Available data:

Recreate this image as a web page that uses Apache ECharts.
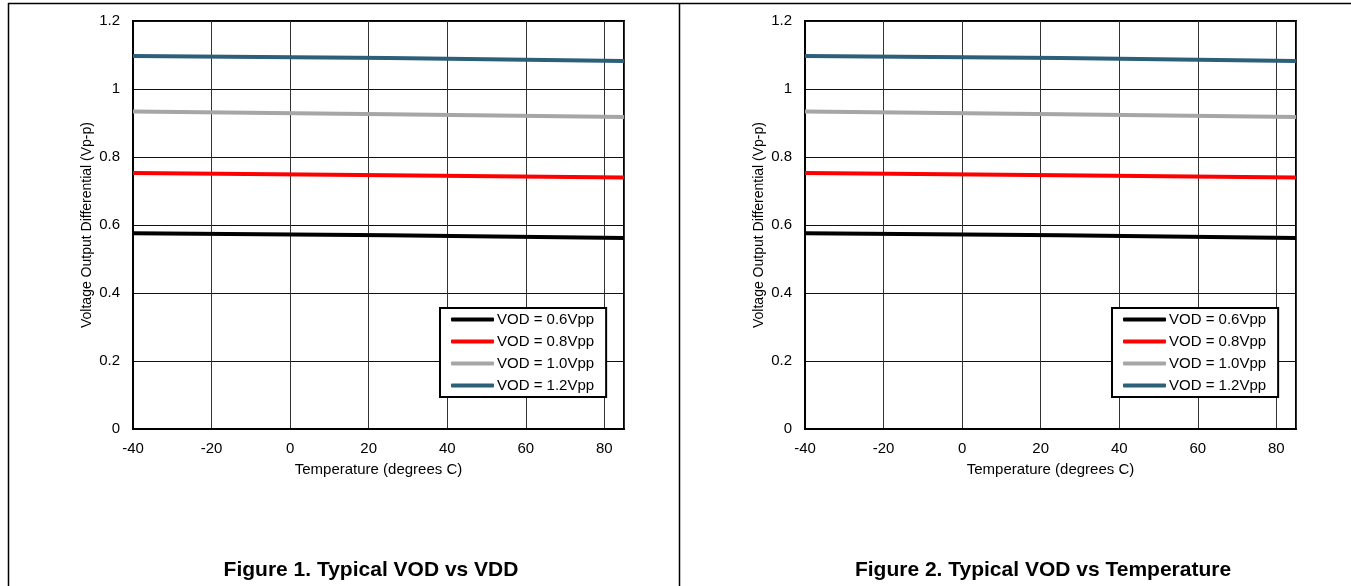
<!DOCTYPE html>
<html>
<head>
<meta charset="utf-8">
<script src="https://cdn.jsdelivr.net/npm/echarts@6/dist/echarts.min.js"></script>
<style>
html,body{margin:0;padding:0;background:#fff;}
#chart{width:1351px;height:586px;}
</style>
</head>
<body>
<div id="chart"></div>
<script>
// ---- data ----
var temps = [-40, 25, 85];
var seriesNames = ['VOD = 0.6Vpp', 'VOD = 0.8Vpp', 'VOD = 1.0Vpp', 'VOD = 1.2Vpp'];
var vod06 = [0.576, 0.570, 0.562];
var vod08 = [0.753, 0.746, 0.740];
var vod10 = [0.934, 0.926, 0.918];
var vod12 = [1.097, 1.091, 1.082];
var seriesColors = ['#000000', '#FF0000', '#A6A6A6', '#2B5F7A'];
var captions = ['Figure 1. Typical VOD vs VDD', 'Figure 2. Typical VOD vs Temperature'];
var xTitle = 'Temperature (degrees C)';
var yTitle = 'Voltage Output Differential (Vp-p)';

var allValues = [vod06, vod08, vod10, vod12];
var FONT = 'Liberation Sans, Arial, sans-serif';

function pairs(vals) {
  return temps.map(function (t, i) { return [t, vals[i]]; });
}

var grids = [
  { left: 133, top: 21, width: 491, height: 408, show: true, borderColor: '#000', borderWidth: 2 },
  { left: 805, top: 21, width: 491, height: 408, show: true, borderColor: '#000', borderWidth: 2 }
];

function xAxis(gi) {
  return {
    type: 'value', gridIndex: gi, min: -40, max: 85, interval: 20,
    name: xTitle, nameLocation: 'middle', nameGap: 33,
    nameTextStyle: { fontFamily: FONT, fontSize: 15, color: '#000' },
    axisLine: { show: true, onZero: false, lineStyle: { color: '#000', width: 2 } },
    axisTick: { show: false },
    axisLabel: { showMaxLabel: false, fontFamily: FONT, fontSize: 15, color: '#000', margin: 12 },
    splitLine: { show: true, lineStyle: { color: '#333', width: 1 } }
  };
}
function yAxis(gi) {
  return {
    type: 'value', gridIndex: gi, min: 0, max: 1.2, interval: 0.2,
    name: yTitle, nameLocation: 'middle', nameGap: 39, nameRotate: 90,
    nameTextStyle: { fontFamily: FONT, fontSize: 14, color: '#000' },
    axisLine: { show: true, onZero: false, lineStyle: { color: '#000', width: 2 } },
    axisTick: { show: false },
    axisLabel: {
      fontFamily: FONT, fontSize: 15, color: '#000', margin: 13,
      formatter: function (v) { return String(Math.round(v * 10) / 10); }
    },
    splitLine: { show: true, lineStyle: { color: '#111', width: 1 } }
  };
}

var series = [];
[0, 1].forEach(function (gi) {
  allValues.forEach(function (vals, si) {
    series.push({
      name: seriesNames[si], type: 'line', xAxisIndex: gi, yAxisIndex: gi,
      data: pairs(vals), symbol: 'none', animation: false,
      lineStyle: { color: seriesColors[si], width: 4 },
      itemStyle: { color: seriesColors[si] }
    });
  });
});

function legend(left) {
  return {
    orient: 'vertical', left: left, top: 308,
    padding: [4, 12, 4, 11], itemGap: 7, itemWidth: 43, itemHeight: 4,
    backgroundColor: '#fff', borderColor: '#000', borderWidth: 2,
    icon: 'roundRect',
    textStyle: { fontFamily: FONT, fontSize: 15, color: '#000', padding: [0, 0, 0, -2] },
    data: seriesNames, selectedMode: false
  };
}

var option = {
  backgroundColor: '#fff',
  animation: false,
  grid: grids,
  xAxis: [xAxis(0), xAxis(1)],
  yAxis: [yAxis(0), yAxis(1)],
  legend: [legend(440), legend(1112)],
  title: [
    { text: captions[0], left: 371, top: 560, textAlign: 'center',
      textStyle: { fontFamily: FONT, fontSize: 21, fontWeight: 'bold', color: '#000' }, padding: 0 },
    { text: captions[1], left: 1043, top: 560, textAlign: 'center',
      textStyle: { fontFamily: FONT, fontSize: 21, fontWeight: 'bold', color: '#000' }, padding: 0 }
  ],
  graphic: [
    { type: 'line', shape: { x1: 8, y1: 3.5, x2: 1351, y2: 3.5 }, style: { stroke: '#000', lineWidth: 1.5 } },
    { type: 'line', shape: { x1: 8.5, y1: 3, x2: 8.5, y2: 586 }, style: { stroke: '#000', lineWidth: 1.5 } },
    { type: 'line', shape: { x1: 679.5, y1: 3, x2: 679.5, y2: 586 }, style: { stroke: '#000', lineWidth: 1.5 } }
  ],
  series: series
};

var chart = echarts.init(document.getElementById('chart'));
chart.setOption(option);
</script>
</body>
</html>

Exercise objective:
The listing above needs to be output again exactly. Don't include the pictures.

Exercise solution:
Recreate this image as a web page that uses Apache ECharts.
<!DOCTYPE html>
<html>
<head>
<meta charset="utf-8">
<script src="https://cdn.jsdelivr.net/npm/echarts@6/dist/echarts.min.js"></script>
<style>
html,body{margin:0;padding:0;background:#fff;}
#chart{width:1351px;height:586px;}
</style>
</head>
<body>
<div id="chart"></div>
<script>
// ---- data ----
var temps = [-40, 25, 85];
var seriesNames = ['VOD = 0.6Vpp', 'VOD = 0.8Vpp', 'VOD = 1.0Vpp', 'VOD = 1.2Vpp'];
var vod06 = [0.576, 0.570, 0.562];
var vod08 = [0.753, 0.746, 0.740];
var vod10 = [0.934, 0.926, 0.918];
var vod12 = [1.097, 1.091, 1.082];
var seriesColors = ['#000000', '#FF0000', '#A6A6A6', '#2B5F7A'];
var captions = ['Figure 1. Typical VOD vs VDD', 'Figure 2. Typical VOD vs Temperature'];
var xTitle = 'Temperature (degrees C)';
var yTitle = 'Voltage Output Differential (Vp-p)';

var allValues = [vod06, vod08, vod10, vod12];
var FONT = 'Liberation Sans, Arial, sans-serif';

function pairs(vals) {
  return temps.map(function (t, i) { return [t, vals[i]]; });
}

var grids = [
  { left: 133, top: 21, width: 491, height: 408, show: true, borderColor: '#000', borderWidth: 2 },
  { left: 805, top: 21, width: 491, height: 408, show: true, borderColor: '#000', borderWidth: 2 }
];

function xAxis(gi) {
  return {
    type: 'value', gridIndex: gi, min: -40, max: 85, interval: 20,
    name: xTitle, nameLocation: 'middle', nameGap: 33,
    nameTextStyle: { fontFamily: FONT, fontSize: 15, color: '#000' },
    axisLine: { show: true, onZero: false, lineStyle: { color: '#000', width: 2 } },
    axisTick: { show: false },
    axisLabel: { showMaxLabel: false, fontFamily: FONT, fontSize: 15, color: '#000', margin: 12 },
    splitLine: { show: true, lineStyle: { color: '#333', width: 1 } }
  };
}
function yAxis(gi) {
  return {
    type: 'value', gridIndex: gi, min: 0, max: 1.2, interval: 0.2,
    name: yTitle, nameLocation: 'middle', nameGap: 39, nameRotate: 90,
    nameTextStyle: { fontFamily: FONT, fontSize: 14, color: '#000' },
    axisLine: { show: true, onZero: false, lineStyle: { color: '#000', width: 2 } },
    axisTick: { show: false },
    axisLabel: {
      fontFamily: FONT, fontSize: 15, color: '#000', margin: 13,
      formatter: function (v) { return String(Math.round(v * 10) / 10); }
    },
    splitLine: { show: true, lineStyle: { color: '#111', width: 1 } }
  };
}

var series = [];
[0, 1].forEach(function (gi) {
  allValues.forEach(function (vals, si) {
    series.push({
      name: seriesNames[si], type: 'line', xAxisIndex: gi, yAxisIndex: gi,
      data: pairs(vals), symbol: 'none', animation: false,
      lineStyle: { color: seriesColors[si], width: 4 },
      itemStyle: { color: seriesColors[si] }
    });
  });
});

function legend(left) {
  return {
    orient: 'vertical', left: left, top: 308,
    padding: [4, 12, 4, 11], itemGap: 7, itemWidth: 43, itemHeight: 4,
    backgroundColor: '#fff', borderColor: '#000', borderWidth: 2,
    icon: 'roundRect',
    textStyle: { fontFamily: FONT, fontSize: 15, color: '#000', padding: [0, 0, 0, -2] },
    data: seriesNames, selectedMode: false
  };
}

var option = {
  backgroundColor: '#fff',
  animation: false,
  grid: grids,
  xAxis: [xAxis(0), xAxis(1)],
  yAxis: [yAxis(0), yAxis(1)],
  legend: [legend(440), legend(1112)],
  title: [
    { text: captions[0], left: 371, top: 560, textAlign: 'center',
      textStyle: { fontFamily: FONT, fontSize: 21, fontWeight: 'bold', color: '#000' }, padding: 0 },
    { text: captions[1], left: 1043, top: 560, textAlign: 'center',
      textStyle: { fontFamily: FONT, fontSize: 21, fontWeight: 'bold', color: '#000' }, padding: 0 }
  ],
  graphic: [
    { type: 'line', shape: { x1: 8, y1: 3.5, x2: 1351, y2: 3.5 }, style: { stroke: '#000', lineWidth: 1.5 } },
    { type: 'line', shape: { x1: 8.5, y1: 3, x2: 8.5, y2: 586 }, style: { stroke: '#000', lineWidth: 1.5 } },
    { type: 'line', shape: { x1: 679.5, y1: 3, x2: 679.5, y2: 586 }, style: { stroke: '#000', lineWidth: 1.5 } }
  ],
  series: series
};

var chart = echarts.init(document.getElementById('chart'));
chart.setOption(option);
</script>
</body>
</html>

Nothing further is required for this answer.